Matchmaking, said Premier Match owner Christie Nightingale, is "recession-proof."

"You go on Yahoo, and all you see is that we are in an economic crisis," Nightingale said. "But we are on target for record sales. Normally we average 20 to 25 new clients a month." By the third week of October, the office had signed up 40 clients for the month.

Still, for such an old profession, not much has changed. The Fiddler on the Roof version of a matchmaker, or shadchan, has set up singles in the Jewish community for centuries - and still does. While there's no official shadchan in Philadelphia's small Orthodox community, Debbie Unger and her husband, Rabbi Moshe Unger, serve as unofficial matchmakers in their Elkins Park temple, the Etz Chaim Center.

"I do it because it's a mitzvah, a good deed, and because it makes people happy," Debbie Unger said. "God is the one who made the match; I was the representative who put them together."

Acting as the welcome wagon to the young singles of her temple, Unger matches people with similar goals and spirituality.

And so it goes with dating services. Whether it's similar goals, spirituality, hobbies or hair color, whoever you're looking for, he or she will be found - at a price.

Premier Match offers yearlong contracts that start at $4,500 but go as high as $50,000, said Nightingale. For Great Date Now, the range is between $600 and $10,000, said owner Gary Ferone.

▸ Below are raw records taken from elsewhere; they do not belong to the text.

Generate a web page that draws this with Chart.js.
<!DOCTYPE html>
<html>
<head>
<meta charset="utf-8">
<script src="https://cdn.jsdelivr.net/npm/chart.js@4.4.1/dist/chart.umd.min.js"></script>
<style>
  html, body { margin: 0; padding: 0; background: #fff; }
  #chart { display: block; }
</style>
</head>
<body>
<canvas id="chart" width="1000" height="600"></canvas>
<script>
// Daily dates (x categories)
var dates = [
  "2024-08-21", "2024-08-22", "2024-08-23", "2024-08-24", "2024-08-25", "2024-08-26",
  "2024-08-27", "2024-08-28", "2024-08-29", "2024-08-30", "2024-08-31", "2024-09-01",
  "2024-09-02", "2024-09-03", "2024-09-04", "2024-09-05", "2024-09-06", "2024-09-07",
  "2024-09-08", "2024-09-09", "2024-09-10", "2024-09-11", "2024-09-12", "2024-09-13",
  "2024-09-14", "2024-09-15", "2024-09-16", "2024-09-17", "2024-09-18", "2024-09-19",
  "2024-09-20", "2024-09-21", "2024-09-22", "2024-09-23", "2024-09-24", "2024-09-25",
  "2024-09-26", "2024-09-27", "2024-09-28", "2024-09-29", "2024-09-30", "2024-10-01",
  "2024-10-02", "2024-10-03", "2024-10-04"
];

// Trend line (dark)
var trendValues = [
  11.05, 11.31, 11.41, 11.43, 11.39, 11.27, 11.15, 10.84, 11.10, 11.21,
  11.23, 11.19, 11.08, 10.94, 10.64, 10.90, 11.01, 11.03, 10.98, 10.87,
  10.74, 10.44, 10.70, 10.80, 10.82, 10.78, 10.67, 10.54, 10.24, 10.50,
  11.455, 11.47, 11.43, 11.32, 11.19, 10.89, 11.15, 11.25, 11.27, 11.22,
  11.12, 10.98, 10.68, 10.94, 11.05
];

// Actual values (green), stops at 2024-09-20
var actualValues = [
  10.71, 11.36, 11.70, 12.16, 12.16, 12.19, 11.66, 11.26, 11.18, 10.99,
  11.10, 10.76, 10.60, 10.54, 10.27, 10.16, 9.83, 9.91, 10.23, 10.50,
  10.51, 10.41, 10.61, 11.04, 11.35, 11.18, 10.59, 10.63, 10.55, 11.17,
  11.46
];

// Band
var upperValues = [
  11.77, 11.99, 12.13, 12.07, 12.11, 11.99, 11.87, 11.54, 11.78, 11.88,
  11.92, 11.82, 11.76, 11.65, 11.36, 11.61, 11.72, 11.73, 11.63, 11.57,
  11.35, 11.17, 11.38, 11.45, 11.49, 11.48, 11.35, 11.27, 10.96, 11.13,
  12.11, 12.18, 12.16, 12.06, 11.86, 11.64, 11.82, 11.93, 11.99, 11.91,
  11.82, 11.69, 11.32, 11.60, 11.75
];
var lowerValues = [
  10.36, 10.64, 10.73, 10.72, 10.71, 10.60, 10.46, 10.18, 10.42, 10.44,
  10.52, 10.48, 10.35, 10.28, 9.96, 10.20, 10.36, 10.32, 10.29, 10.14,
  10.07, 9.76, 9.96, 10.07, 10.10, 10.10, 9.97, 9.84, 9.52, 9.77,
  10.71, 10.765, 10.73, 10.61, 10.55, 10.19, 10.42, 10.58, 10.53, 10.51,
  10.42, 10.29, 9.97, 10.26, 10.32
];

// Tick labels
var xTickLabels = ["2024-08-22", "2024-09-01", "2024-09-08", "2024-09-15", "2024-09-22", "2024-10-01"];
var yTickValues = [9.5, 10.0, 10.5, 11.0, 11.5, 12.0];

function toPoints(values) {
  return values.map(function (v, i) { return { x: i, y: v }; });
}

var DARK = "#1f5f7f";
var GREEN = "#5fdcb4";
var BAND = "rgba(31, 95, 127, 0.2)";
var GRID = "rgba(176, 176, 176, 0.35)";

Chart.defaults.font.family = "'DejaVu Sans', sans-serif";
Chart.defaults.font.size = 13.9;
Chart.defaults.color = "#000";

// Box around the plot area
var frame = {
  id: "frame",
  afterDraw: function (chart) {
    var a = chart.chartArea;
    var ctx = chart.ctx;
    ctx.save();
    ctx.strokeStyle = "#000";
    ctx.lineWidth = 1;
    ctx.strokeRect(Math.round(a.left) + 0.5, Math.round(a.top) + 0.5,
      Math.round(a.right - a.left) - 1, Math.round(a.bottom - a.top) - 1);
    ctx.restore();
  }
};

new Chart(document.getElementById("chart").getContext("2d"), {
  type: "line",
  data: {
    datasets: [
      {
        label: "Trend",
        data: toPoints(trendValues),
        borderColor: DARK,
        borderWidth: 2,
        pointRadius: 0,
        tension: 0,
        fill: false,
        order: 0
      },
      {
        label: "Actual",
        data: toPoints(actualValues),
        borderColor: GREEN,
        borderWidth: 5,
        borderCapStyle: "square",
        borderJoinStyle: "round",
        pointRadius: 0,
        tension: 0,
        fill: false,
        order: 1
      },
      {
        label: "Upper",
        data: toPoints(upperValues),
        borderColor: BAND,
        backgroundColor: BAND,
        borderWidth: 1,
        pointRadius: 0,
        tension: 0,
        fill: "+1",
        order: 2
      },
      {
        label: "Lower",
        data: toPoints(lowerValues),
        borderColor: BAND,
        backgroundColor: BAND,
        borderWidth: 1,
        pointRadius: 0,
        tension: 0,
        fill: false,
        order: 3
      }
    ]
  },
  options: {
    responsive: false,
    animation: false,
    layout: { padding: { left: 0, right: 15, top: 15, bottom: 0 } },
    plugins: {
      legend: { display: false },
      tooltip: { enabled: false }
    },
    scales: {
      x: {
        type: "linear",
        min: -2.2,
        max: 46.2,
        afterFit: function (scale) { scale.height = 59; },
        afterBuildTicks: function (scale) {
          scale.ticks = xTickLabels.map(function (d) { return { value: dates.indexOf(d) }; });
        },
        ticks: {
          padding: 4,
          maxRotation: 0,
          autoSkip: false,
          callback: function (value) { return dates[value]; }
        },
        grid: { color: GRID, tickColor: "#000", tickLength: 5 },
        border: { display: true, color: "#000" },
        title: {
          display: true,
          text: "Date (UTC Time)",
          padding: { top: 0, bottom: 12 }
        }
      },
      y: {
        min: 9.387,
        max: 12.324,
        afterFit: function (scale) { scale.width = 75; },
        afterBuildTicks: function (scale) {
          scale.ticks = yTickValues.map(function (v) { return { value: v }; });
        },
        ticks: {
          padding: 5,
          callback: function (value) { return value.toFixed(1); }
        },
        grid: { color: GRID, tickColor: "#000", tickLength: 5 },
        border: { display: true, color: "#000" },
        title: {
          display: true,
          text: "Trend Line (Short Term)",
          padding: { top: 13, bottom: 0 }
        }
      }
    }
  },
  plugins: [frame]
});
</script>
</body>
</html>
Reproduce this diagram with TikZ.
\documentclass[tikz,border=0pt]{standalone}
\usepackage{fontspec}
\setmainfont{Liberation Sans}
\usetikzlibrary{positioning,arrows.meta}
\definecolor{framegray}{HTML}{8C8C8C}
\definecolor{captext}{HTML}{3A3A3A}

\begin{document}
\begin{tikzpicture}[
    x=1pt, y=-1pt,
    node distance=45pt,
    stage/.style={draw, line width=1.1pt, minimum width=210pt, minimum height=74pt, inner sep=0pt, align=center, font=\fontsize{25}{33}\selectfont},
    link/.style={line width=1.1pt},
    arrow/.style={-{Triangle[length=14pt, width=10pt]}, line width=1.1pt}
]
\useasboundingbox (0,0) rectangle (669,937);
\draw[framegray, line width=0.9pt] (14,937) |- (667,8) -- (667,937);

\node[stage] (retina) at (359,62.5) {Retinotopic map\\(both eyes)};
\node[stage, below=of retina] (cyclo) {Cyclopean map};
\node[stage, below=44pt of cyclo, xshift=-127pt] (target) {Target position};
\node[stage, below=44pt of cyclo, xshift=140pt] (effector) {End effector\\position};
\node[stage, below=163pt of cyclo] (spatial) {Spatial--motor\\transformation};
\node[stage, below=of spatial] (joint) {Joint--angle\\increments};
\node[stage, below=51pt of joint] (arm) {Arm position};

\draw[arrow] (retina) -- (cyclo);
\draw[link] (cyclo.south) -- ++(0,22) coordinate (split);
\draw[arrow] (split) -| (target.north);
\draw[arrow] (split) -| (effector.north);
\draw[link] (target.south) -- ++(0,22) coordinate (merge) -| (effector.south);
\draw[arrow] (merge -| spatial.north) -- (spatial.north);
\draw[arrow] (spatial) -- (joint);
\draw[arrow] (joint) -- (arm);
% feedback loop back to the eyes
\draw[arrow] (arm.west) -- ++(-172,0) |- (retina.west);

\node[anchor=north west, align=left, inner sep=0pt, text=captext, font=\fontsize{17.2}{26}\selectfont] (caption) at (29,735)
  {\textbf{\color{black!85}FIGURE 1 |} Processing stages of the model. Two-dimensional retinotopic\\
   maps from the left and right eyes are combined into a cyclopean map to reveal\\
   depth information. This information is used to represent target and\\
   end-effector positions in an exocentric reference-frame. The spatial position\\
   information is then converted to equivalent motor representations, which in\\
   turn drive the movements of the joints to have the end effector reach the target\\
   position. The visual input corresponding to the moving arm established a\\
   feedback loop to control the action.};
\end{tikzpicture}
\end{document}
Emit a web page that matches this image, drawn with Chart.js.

Some companies charge based on the number of introductions and some charge one rate that covers a certain time span, but usually the cost is determined by the amount of time, energy and resources a search requires.

At Marks' first meeting, the matchmakers asked her basic information about her previous relationships and the type of men she was interested in dating. Great Date Now ran a background check on Marks, as they do with all their clients, and set up a more intensive interview.

"The matchmakers there are wonderful girls, detail-oriented and enthusiastic," Marks said. "They made the process seem so exciting."

Shortly afterward, they contacted Marks with her first match. He was "right on target" for Marks, but they didn't click, partly because he was interested in dating a brunette, not a blonde like Marks. She also liked the second man she was set up with, but he lived a bit too far away, in northern New Jersey.

Online dating sites have huge databases of singles to choose from and are generally low-cost. But sifting through e-mails and date requests can soon become a full-time job. Also, not only can people misrepresent themselves online, but anyone - including coworkers and exes - can view your profile.

Ferone started Great Date Now after his experience using Match.com. He knows online dating can be successful - he met his wife seven years ago on Match - but he remembers meeting women who lied about their age and who weren't interested in long-term relationships.

"When I was online, I had to kiss a lot of frogs before I met my wife," said Ferone, who noted that 85 percent of his clients have tried online dating first. "Great Date Now is for people who don't want to be professional daters."

Nightingale of Premier Match matches people based on intuition, details about a client's lifestyle, and a client's energy levels. Because the matchmakers get to know their clients so well, said Nightingale, they are able to pair people with someone they might not be interested in had they been using an online service.

For example, most matchmaking companies - Great Date Now and Premier Match included - avoid showing clients photographs of potential matches.

"You can't determine someone's energy level through a snapshot," Nightingale said.

"About 50 to 60 percent of the marriages we have arranged wouldn't have happened if people had seen pictures first," Ferone said. "Sixty-five percent of the relationships we arrange were 180 degrees the opposite of what people said they were looking for when they walk in the front door. That may be the reason why people aren't in relationships yet."

It's certainly not for lack of desire. Three out of four people who use Great Date Now say they want to be in long-term, monogamous relationships. And in September, nine couples that met through Great Date Now's 10 offices got married.

"Even though the economy is tight, I don't think that the interest in matchmaking will go away," said Kathryn Nischella of Great Date Now. "Finding someone to share your life with is really important."